__What you have to do__.
Pick out the lines below with "this" and list them.

__Input__.
** START **

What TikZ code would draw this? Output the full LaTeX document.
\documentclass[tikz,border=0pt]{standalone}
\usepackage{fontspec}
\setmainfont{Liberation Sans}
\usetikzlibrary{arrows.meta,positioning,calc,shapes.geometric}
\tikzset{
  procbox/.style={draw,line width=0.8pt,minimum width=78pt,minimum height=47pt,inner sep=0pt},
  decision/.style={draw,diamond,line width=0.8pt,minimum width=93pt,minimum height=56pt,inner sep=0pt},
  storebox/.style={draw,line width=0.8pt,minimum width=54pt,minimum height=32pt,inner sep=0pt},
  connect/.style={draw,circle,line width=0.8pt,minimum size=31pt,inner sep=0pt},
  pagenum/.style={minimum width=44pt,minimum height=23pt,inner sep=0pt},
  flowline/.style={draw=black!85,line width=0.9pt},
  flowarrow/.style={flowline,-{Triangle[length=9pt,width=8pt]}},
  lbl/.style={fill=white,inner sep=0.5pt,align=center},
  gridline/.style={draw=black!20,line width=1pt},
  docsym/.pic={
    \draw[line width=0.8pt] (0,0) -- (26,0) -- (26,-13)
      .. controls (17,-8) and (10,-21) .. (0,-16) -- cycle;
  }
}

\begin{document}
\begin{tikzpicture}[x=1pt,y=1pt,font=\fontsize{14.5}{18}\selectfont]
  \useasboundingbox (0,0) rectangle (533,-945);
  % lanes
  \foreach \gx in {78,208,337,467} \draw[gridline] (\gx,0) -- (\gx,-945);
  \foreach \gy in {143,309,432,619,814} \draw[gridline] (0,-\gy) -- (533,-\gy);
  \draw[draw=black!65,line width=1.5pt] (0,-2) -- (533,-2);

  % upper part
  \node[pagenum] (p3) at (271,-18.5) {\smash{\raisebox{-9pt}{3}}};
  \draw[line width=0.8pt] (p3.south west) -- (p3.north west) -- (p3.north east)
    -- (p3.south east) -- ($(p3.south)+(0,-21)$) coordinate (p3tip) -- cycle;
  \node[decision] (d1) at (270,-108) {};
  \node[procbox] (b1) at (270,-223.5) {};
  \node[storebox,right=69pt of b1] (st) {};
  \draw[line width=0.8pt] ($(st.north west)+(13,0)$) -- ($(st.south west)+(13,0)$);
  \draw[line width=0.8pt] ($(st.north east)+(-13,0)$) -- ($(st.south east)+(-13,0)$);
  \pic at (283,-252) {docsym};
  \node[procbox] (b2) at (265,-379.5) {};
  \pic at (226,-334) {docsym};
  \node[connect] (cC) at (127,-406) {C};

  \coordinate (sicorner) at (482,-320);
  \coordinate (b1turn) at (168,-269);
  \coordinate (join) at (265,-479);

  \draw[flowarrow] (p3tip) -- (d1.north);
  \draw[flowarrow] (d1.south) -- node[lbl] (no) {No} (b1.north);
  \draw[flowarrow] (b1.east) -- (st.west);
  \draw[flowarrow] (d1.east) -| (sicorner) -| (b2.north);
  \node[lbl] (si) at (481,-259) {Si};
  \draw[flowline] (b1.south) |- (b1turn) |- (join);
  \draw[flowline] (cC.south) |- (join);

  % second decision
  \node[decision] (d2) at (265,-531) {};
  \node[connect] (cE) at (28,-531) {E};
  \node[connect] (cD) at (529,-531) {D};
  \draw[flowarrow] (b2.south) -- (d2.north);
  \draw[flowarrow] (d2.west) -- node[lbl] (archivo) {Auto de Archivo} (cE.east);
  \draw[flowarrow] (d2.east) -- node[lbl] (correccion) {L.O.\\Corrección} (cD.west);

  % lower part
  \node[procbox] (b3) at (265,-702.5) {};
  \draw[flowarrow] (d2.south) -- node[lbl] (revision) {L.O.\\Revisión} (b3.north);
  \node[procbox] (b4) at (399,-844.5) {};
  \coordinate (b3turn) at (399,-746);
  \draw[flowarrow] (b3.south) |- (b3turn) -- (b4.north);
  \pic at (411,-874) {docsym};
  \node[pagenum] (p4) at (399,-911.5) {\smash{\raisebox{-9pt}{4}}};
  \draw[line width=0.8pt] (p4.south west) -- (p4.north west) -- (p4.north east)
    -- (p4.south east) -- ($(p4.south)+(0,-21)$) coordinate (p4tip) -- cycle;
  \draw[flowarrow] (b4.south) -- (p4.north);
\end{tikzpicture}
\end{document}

** END **
** START **

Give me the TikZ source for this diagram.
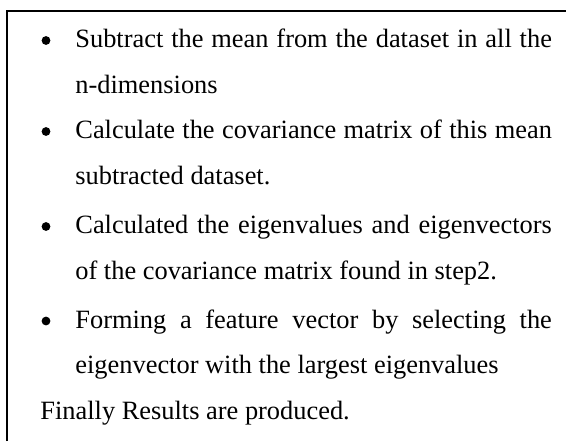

** END **
** START **

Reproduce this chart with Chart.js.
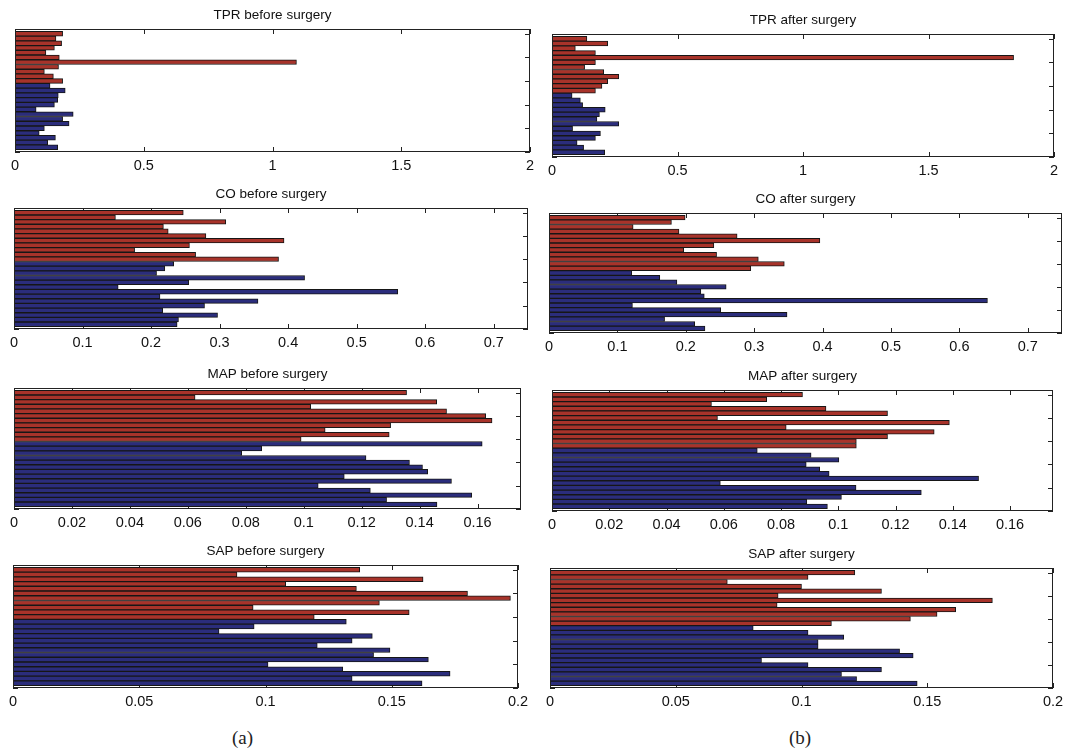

** END **

__Solved exercise__.
What TikZ code would draw this? Output the full LaTeX document.
Give me the TikZ source for this diagram.
Reproduce this chart with Chart.js.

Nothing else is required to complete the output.